The closing thoughts
We did everything without any support call , ticket , Apache mailing list email. This shows that our team is capable and learned enough to deal with wide range of things now in the Hadoop ecosystem.
However there are few lessons which we need to learn from and make truly the textbook hadoop migration.
There is always something which is not in code base. Getting discipline in the large team that everything lands up into code base is the most difficult thing.
The last minute fixes often lead to changes which are running into Production but never find the way into source control. Hence we missed few minor things.
Although the changes did not affect our planned time lines since we knew how to fix the issues ( since we had seen time earlier too ) , we fixed them and task of adding the
fixes back to source control is the action point.
Automation , is the key to manage large number of multiple clusters. Platform team did awesome job in capturing the current state of old cluster and tuning required
properties in new cluster. All the deployment of new cluster was done via Puppet and Cloudera Manager API. So any configuration changes were also driven by the same.
The properties which code migration team found were missing during actual resumption of production jobs were passed back into the loop to be added to puppet.

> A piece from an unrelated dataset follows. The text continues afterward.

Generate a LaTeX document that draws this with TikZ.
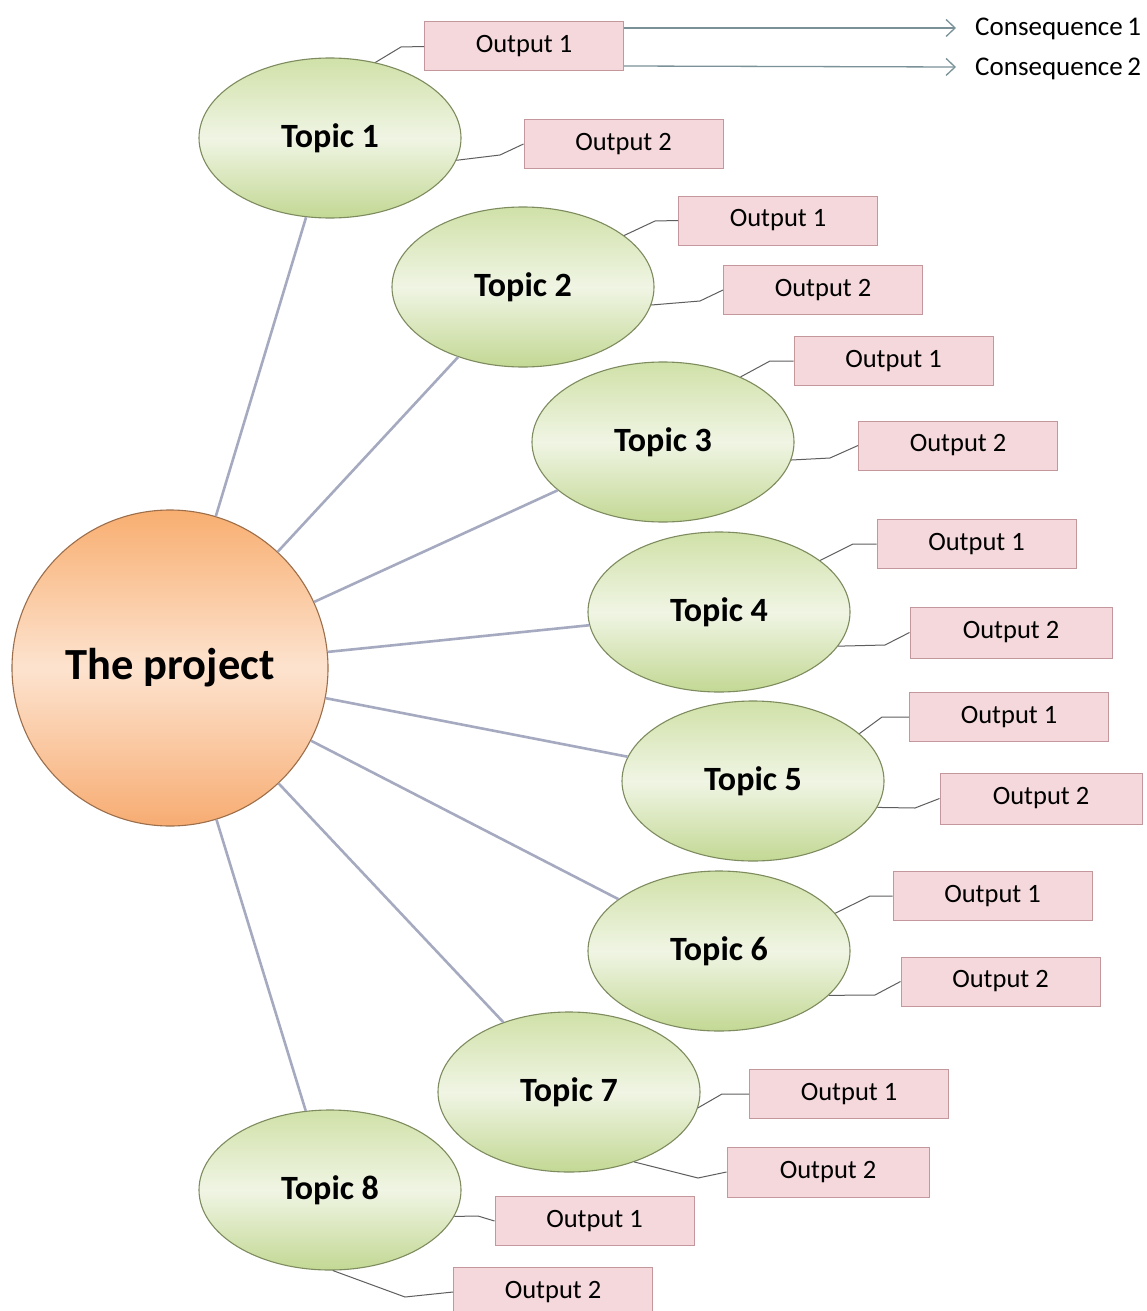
\documentclass[tikz,border=0pt]{standalone}
\usepackage{fontspec}
\setmainfont{Carlito}
\usetikzlibrary{arrows.meta,shapes.geometric}
\definecolor{linkc}{HTML}{A6AAC0}
\definecolor{subc}{HTML}{5E5E5E}
\definecolor{consc}{HTML}{7A9198}
\definecolor{elltop}{HTML}{D0E1A8}
\definecolor{ellmid}{HTML}{F0F5E4}
\definecolor{ellbot}{HTML}{C3D894}
\definecolor{elldraw}{HTML}{7D8B5E}
\definecolor{circtop}{HTML}{F8AE70}
\definecolor{circmid}{HTML}{FDE3CF}
\definecolor{circbot}{HTML}{F7AC72}
\definecolor{circdraw}{HTML}{9C6E4A}
\definecolor{boxfill}{HTML}{F5D8DC}
\definecolor{boxdraw}{HTML}{C4979C}
\tikzset{
  topic/.style={ellipse, minimum width=262pt, minimum height=160pt, inner sep=0pt,
    draw=elldraw, line width=1.1pt, top color=elltop, bottom color=ellbot, middle color=ellmid,
    font=\fontsize{34}{40}\selectfont\bfseries},
  projc/.style={circle, minimum size=316pt, inner sep=0pt,
    draw=circdraw, line width=1.1pt, top color=circtop, bottom color=circbot, middle color=circmid,
    font=\fontsize{44.5}{52}\selectfont\bfseries},
  outbox/.style={rectangle, minimum width=199pt, minimum height=49pt, inner sep=0pt,
    draw=boxdraw, line width=1pt, fill=boxfill, font=\fontsize{26.5}{30}\selectfont},
  conseq/.style={anchor=west, inner sep=0pt, font=\fontsize{27}{30}\selectfont},
  link/.style={draw=linkc, line width=2.6pt},
  sublink/.style={draw=subc, line width=1pt},
  conslink/.style={draw=consc, line width=1.3pt, -{Straight Barb[length=9pt,width=17pt,line width=1.3pt]}}
}
\begin{document}
\begin{tikzpicture}[x=1pt,y=-1pt]
\useasboundingbox[fill=white] (0,0) rectangle (1147,1311);

\node[projc] (P) at (170,668) {The project};
\node[topic] (T1) at (330,138) {Topic 1};
\node[topic] (T2) at (523,287) {Topic 2};
\node[topic] (T3) at (663,442) {Topic 3};
\node[topic] (T4) at (719,612) {Topic 4};
\node[topic] (T5) at (753,781) {Topic 5};
\node[topic] (T6) at (719,951) {Topic 6};
\node[topic] (T7) at (569,1092) {Topic 7};
\node[topic] (T8) at (330,1190) {Topic 8};

\foreach \t in {1,...,8} {\draw[link] (P) -- (T\t);}

% output boxes
\node[outbox] (o11) at (524,46.5) {Output 1};
\node[outbox] (o12) at (623.5,144) {Output 2};
\node[outbox] (o21) at (778,220.5) {Output 1};
\node[outbox] (o22) at (823,290) {Output 2};
\node[outbox] (o31) at (893.5,361) {Output 1};
\node[outbox] (o32) at (958,445.5) {Output 2};
\node[outbox] (o41) at (976.5,544) {Output 1};
\node[outbox, minimum width=202pt, minimum height=51pt] (o42) at (1011,632.5) {Output 2};
\node[outbox] (o51) at (1009,717) {Output 1};
\node[outbox, minimum width=202pt, minimum height=51pt] (o52) at (1041,798.5) {Output 2};
\node[outbox] (o61) at (992.5,896) {Output 1};
\node[outbox] (o62) at (1000.5,981.5) {Output 2};
\node[outbox] (o71) at (849,1094) {Output 1};
\node[outbox, minimum width=202pt, minimum height=50pt] (o72) at (828,1172) {Output 2};
\node[outbox] (o81) at (594.5,1221) {Output 1};
\node[outbox] (o82) at (553,1292) {Output 2};

% consequences
\node[conseq] (c1) at (975,29) {Consequence\,1};
\node[conseq] (c2) at (975,69) {Consequence\,2};
\draw[conslink] ([yshift=18.5pt]o11.east) -- ([xshift=-19pt,yshift=1pt]c1.west);
\draw[conslink] ([yshift=-19.5pt]o11.east) -- ([xshift=-19pt,yshift=2pt]c2.west);

% topic -> output connectors
\draw[sublink] (T1.59) -- (401,47) -- (o11.west);
\draw[sublink] (T1.-10) -- (500,155) -- (o12.west);
\draw[sublink] (T2.27) -- (655,221) -- (o21.west);
\draw[sublink] (T2.-8) -- (700,301) -- (o22.west);
\draw[sublink] (T3.40) -- (770,361) -- (o31.west);
\draw[sublink] (T3.-8) -- (830,458) -- (o32.west);
\draw[sublink] (T4.27) -- (853,544) -- (o41.west);
\draw[sublink] (T4.-16) -- (885,645) -- (o42.west);
\draw[sublink] (T5.24) -- (882,717) -- (o51.west);
\draw[sublink] (T5.-12) -- (915,808) -- (o52.west);
\draw[sublink] (T6.18) -- (870,896) -- (o61.west);
\draw[sublink] (T6.-22) -- (875,995) -- (o62.west);
\draw[sublink] (T7.-7) -- (722,1094) -- (o71.west);
\draw[sublink] (T7.-47) -- (698,1178) -- (o72.west);
\draw[sublink] (T8.-12) -- (478,1216) -- (o81.west);
\draw[sublink] (T8.-88) -- (405,1297) -- (o82.west);
\end{tikzpicture}
\end{document}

Permissions , the jobs which failed running in the new cluster were due to permission issues. One of the action point we noted was to how to capture this information back into our Puppet so that all future deployments take care of folders , owners and permissions for us.
Oozie code structuring , Managing oozie code given the large amount of xmls and configurations can be difficult and this can be annoying at times. Understanding of concept of oozie globals , share lib and bundles is very important given the fact when you are using it in production for large deployments. I will write additional followup post for oozie code.
-----
Good bye for now , soon would be back with another post for the next task for moving on to YARN by end of next quarter.